En un paso más, en un tirón más. Le gritas a tu compañero que suba, con dolor en la garganta, con la mente nublada con un solo pensamiento. “Ganar”. A toda costa, pero en esa parte del cerebro que te inyecta adrenalina está conectada la de la inteligencia, la del razonamiento, y no va a volver a cometer los errores que sabe que le hicieron fracasar. Un paso más, un sprint más, detrás del balón, y ahora: toca, y toca, y pásala. Siente el esférico golpear el talón cuando ya piensa en el hueco que se va a crear más adelante, la carrera continua, la maratón mental. El cansancio no llega porque no hay más sitio para albergar más sentimientos, ni en la cabeza ni en el corazón.
Si llega tarde vuelve a correr al siguiente punto, moverse constantemente, llamar, gritar, dar instrucciones, ferozmente, contestar a tus amigos y colegas que: “está bien, ha sido buena, ahora la próxima…”. Ahora un hombro, una palma en la espalda y una sonrisa forzada y cansada de ánimo al que coge aire con las manos en las rodillas, porque lo necesitan más que él.

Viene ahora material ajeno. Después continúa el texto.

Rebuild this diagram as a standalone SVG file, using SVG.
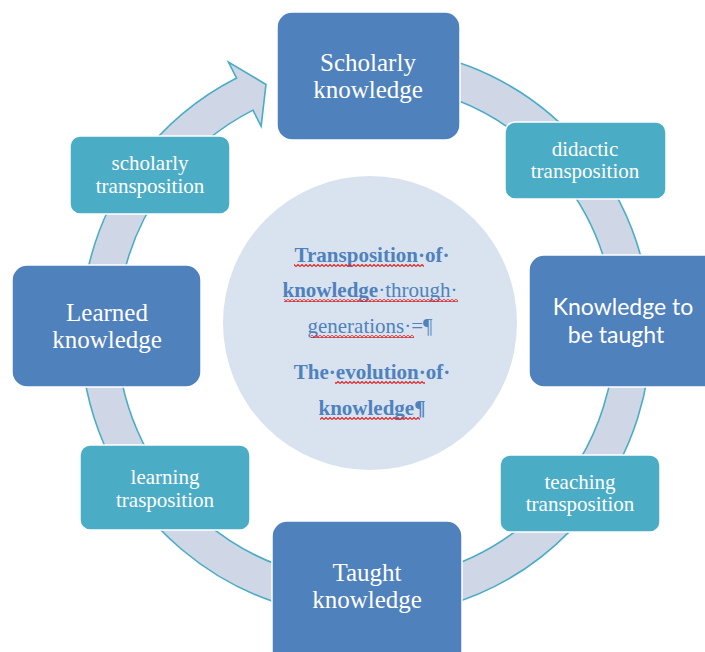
<svg xmlns="http://www.w3.org/2000/svg" width="705" height="652" viewBox="0 0 705 652">
  <defs>
    <!-- red spell-check squiggle -->
    <pattern id="squiggle" x="0" y="0" width="4" height="3" patternUnits="userSpaceOnUse">
      <path d="M0,2.5 L2,0.5 L4,2.5" fill="none" stroke="#E02020" stroke-width="1.1"/>
    </pattern>
  </defs>
  <style>
    .ring { fill: #CFD7E6; stroke: #4BACC6; stroke-width: 1.6; stroke-linejoin: miter; }
    .hub { fill: #D9E3F0; }
    .main rect { fill: #4F81BD; stroke: #FFFFFF; stroke-width: 1.5; }
    .step rect { fill: #4BACC6; stroke: #FFFFFF; stroke-width: 1.5; }
    .main text { fill: #FFFFFF; font-family: "Liberation Serif", "Times New Roman", serif; font-size: 25px; text-anchor: middle; }
    .main text.sans { font-family: Lato, "Liberation Sans", sans-serif; font-size: 23px; }
    .step text { fill: #FFFFFF; font-family: "Liberation Serif", "Times New Roman", serif; font-size: 21px; text-anchor: middle; }
    .hubtext { fill: #4F81BD; font-family: "Liberation Serif", "Times New Roman", serif; font-size: 21px; font-weight: bold; text-anchor: middle; }
    .hubtext .light { font-weight: normal; }
    .wave { fill: url(#squiggle); }
  </style>

  <!-- circular arrow running clockwise round the cycle -->
  <g id="connectors">
    <path class="ring" d="M341.16,48.09 A285,285 0 1 1 236.61,78.06 L228.44,62.02 L265.98,84.44 L261.13,126.18 L252.96,110.14 A249,249 0 1 0 344.30,83.95 Z"/>
  </g>

  <!-- central hub -->
  <g id="hub">
    <circle class="hub" cx="370" cy="323" r="147"/>
    <text class="hubtext" x="372" y="262">Transposition·of·</text>
    <text class="hubtext" x="370" y="297">knowledge<tspan class="light">·through·</tspan></text>
    <text class="hubtext" x="370" y="333"><tspan class="light">generations·=¶</tspan></text>
    <text class="hubtext" x="372" y="379">The·evolution·of·</text>
    <text class="hubtext" x="372" y="415">knowledge¶</text>
    <rect class="wave" x="294" y="264" width="130" height="3"/>
    <rect class="wave" x="284" y="299" width="174" height="3"/>
    <rect class="wave" x="311" y="335" width="103" height="3"/>
    <rect class="wave" x="335" y="381" width="90" height="3"/>
    <rect class="wave" x="320" y="417" width="100" height="3"/>
  </g>

  <g id="scholarly-knowledge" class="main">
    <rect x="277" y="12" width="183" height="128" rx="15"/>
    <text x="368" y="71">Scholarly</text>
    <text x="368" y="98">knowledge</text>
  </g>

  <g id="didactic-transposition" class="step">
    <rect x="505" y="122" width="161" height="77" rx="10"/>
    <text x="585" y="156">didactic</text>
    <text x="585" y="178">transposition</text>
  </g>

  <g id="knowledge-to-be-taught" class="main">
    <rect x="529" y="255" width="190" height="132" rx="15"/>
    <text class="sans" x="623" y="315">Knowledge to</text>
    <text class="sans" x="616" y="343">be taught</text>
  </g>

  <g id="teaching-transposition" class="step">
    <rect x="500" y="455" width="160" height="77" rx="10"/>
    <text x="580" y="489">teaching</text>
    <text x="580" y="511">transposition</text>
  </g>

  <g id="taught-knowledge" class="main">
    <rect x="272" y="521" width="190" height="145" rx="15"/>
    <text x="367" y="581">Taught</text>
    <text x="367" y="608">knowledge</text>
  </g>

  <g id="learning-trasposition" class="step">
    <rect x="80" y="445" width="170" height="85" rx="10"/>
    <text x="165" y="484">learning</text>
    <text x="165" y="507">trasposition</text>
  </g>

  <g id="learned-knowledge" class="main">
    <rect x="12" y="265" width="189" height="122" rx="15"/>
    <text x="107" y="321">Learned</text>
    <text x="107" y="348">knowledge</text>
  </g>

  <g id="scholarly-transposition" class="step">
    <rect x="70" y="136" width="160" height="78" rx="10"/>
    <text x="150" y="170">scholarly</text>
    <text x="150" y="193">transposition</text>
  </g>
</svg>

Es una lucha campal. Es la guerra en un mar verde con orilla blanca. Para morir en ella, para regresar a las olas y al vaivén de un baile interminable. No muchos están hechos de la madera que se necesita para flotar en este mar, luchando como leones ante la adversidad, ante las ‘olas’. Es un circo romano: muchos piden tu sangre, muchos piden tu gloria, muchos piden más y más, sin saber siquiera lo que ‘más’ significa. Hay pocos que puedan ser velero y capitán de un equipo de fútbol que se juega la vida.
Es importante encontrar un capitán espiritual, es importante encontrar un faro. Alguien en quien poder fijarse cuando la tormenta lo ha destrozado todo. Cuando parece que no hay esperanza, él es el primero en levantarse y calmar a los más asustados. No es el que habla con el árbitro, no necesariamente es el capitán con el brazalete en el brazo. Es algo mucho más íntimo, mucho más emocional. Es el que llora durante dos minutos en la conmoción y se seca las lágrimas con el dorso de la mano para empezar a recontar bajas y heridas. Es el que sabe con una murada cuál de sus camaradas necesita irse a casa a llorar y quien necesita una motivación nueva. Ese es el capitán del timón de los veleros más valientes. Los de las expediciones casi suicidas y la de los milagros. El Bayern ayer encontró a ese capitán de nuevo. Bastian Schweinsteiger ayer dio un paso atrás para que el timón y la responsabilidad recayeran en Thomas Müller.
Thomas Müller ayer fue Bayern, fue latido y fue espíritu, fue de esos capitanes suicidas que te empujan al borde del mundo para intentar lo imposible. En la ‘madurez’ Thomas ha cogido las riendas que llevaba Bastian desde 2012, cansado ya, con ganas de quitarse ese peso y carga emocional de los hombros y Müller se mueve ahora como pez en el agua. Porque él es el Bayern, él es el Allianz y las voces que gritan, él la victoria y la derrota. Él es el alma de un equipo veinticinco veces campeón alemán y cinco veces Europeo. El número 25 a la espalda, con veinticinco años, con las medias bajadas, con esa sonrisa socarrona. Él es ahora el faro, es el primero en enfadarse y en rectificar, el primero en tocar el hombro de Lahm que ayer estaba devastado. El primero en dar la cara ante los medios si hace falta. El primero en seguir las ordenes de su entrenador y el primero en pegarle cuatro gritos a Rafinha si ve que está perdiendo los papeles. Él es ahora el velero, es esa madera que lucha en los mares verdes de Europa y Alemania. Los tiempos difíciles y de tormenta apenas empiezan ahora en la vida de este nuevo capitán, pero si la pasión es como la de ayer noche, créanme, sólo me queda decir: “¡Ahoy, mi capitán!”.